The results that Google shows is based on massive amount of data that i guess built on "what X who searched for Y also searched for", "what other people similar to X who also searched for Y searched for" and so on. In addition maybe there is some reliance on semantic information coming from Freebase.
On an initiative to understand what kind of properties Google shows in their infoboxes, i.e.

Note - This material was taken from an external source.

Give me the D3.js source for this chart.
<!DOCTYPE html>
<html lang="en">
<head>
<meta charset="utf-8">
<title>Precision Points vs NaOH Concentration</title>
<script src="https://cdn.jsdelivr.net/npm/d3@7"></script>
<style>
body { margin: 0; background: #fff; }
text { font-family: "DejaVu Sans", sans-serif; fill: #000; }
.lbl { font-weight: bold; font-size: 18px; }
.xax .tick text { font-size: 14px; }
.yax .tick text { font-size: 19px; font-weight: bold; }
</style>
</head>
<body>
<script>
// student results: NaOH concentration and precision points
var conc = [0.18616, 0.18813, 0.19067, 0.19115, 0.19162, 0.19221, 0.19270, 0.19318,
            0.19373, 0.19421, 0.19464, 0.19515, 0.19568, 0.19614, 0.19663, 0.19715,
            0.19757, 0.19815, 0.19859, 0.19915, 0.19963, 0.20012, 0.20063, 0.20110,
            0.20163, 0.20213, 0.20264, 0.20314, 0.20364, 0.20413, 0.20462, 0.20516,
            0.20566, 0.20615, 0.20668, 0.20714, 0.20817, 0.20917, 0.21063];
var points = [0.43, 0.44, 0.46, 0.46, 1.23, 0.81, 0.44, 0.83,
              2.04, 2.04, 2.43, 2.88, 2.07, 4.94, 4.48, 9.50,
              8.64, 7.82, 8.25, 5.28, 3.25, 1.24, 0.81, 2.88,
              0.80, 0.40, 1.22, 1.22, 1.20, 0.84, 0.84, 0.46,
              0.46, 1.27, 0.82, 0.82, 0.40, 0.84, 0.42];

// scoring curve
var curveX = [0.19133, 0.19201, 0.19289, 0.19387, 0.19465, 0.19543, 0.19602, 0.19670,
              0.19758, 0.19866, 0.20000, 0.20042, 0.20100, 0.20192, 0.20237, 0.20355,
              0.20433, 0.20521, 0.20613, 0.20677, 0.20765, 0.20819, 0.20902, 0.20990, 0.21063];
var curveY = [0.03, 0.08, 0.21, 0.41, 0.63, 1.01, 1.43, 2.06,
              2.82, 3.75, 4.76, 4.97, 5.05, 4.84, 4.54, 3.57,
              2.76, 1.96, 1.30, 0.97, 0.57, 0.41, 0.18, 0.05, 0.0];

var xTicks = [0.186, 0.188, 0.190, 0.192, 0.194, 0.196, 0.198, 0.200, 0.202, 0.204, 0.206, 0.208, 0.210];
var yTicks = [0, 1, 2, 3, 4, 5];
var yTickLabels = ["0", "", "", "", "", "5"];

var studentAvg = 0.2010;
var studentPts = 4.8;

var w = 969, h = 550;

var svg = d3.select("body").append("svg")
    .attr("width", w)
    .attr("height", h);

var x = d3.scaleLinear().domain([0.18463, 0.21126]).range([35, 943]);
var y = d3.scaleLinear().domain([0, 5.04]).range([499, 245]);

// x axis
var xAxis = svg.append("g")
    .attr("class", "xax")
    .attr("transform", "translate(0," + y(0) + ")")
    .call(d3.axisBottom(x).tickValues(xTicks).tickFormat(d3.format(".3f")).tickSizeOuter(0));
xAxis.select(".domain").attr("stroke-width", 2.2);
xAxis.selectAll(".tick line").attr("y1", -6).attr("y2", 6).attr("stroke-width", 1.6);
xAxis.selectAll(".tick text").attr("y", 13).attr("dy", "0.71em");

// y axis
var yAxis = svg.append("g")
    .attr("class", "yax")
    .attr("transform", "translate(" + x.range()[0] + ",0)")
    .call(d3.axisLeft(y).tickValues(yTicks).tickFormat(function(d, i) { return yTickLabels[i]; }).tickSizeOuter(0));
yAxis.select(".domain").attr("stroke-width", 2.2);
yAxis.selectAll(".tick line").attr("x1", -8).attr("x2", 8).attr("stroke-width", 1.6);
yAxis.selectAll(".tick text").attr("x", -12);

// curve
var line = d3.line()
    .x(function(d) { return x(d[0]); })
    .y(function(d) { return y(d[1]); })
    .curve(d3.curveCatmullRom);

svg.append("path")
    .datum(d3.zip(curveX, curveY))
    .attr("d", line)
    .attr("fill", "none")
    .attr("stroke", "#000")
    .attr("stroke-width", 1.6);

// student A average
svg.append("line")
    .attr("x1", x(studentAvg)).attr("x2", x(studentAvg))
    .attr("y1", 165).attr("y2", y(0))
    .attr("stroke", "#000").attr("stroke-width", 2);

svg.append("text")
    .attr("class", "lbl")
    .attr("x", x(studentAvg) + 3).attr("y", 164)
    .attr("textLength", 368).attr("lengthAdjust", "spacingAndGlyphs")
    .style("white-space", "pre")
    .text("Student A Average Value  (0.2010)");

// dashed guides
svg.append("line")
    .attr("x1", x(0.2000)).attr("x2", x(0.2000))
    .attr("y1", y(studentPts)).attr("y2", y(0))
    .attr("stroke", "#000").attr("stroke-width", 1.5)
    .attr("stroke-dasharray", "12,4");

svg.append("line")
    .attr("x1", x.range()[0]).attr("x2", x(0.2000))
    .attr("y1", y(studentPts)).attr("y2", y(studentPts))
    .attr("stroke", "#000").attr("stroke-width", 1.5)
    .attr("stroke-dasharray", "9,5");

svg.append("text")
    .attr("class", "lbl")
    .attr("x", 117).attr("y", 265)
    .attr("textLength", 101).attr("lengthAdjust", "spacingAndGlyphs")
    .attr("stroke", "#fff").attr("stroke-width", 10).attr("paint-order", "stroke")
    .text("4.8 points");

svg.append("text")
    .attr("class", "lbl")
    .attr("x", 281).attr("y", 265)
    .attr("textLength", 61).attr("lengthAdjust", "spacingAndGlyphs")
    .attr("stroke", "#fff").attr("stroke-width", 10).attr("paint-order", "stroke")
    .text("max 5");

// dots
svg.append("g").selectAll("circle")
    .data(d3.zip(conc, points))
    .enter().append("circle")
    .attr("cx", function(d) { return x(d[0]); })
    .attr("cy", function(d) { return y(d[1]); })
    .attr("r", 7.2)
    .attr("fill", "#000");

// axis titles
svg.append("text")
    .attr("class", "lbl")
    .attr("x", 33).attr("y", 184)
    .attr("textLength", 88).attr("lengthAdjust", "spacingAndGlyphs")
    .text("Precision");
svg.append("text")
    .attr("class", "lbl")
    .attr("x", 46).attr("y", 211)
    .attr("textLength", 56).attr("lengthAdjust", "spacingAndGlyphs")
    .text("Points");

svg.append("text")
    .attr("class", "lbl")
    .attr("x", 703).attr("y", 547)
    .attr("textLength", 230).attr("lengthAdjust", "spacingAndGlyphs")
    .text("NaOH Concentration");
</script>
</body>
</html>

Why when we search for France we get a card with map, flag, capital, population ... etc. amongst the hundreds of properties relate to France i created a "Knowledge Base Extractor " that is able to parse the Google infobox and expose the data as RDF using the Fresnel Vocabulary.
The Algorithm implemented is the following:
- Query DBpedia for all concepts (types) for which there is at least one instance that has a link to a Freebase ID
- For each of these concepts pick (n) instances randomly
- For each instance, issue a Google Search query:
- if an infobox is available -> scrap the infobox to extract the properties
- if no infoxbox is available, check if Google suggests "do you mean ... ?" and if so, traverse the link and look for an infobox
- if no infobox or correction is available, disambiguate the concept (type) used in the search query and check if an infobox is returned
- if Google suggests disambiguation in an infobox parse all the links in it -> it is best to find which suggestion maps to the current data-type we are using -> check the Freebase - DBpedia mappings
- Cluster properties for each concept
I also capture that "people searched for" section, but you might also want to tweak it a bit more.
Also note that you might want to check the CSS selectors for the infobox as Google changes them often (maybe auto-generated). This is done in the options.json
"knowledgeBox" : "#kno-result",
"knowledgeBox_disambiguate" : ".kp-blk",
"property" : "._Nl",
"property_value" : ".kno-fv",
"label" : ".kno-ecr-pt",
"description" : ".kno-rdesc",
"type" : "._kx",
"images" : ".bicc",
"special_property" : ".kno-sh",
"special_property_value" : "._Zh",
"special_property_value_link" : "a._dt"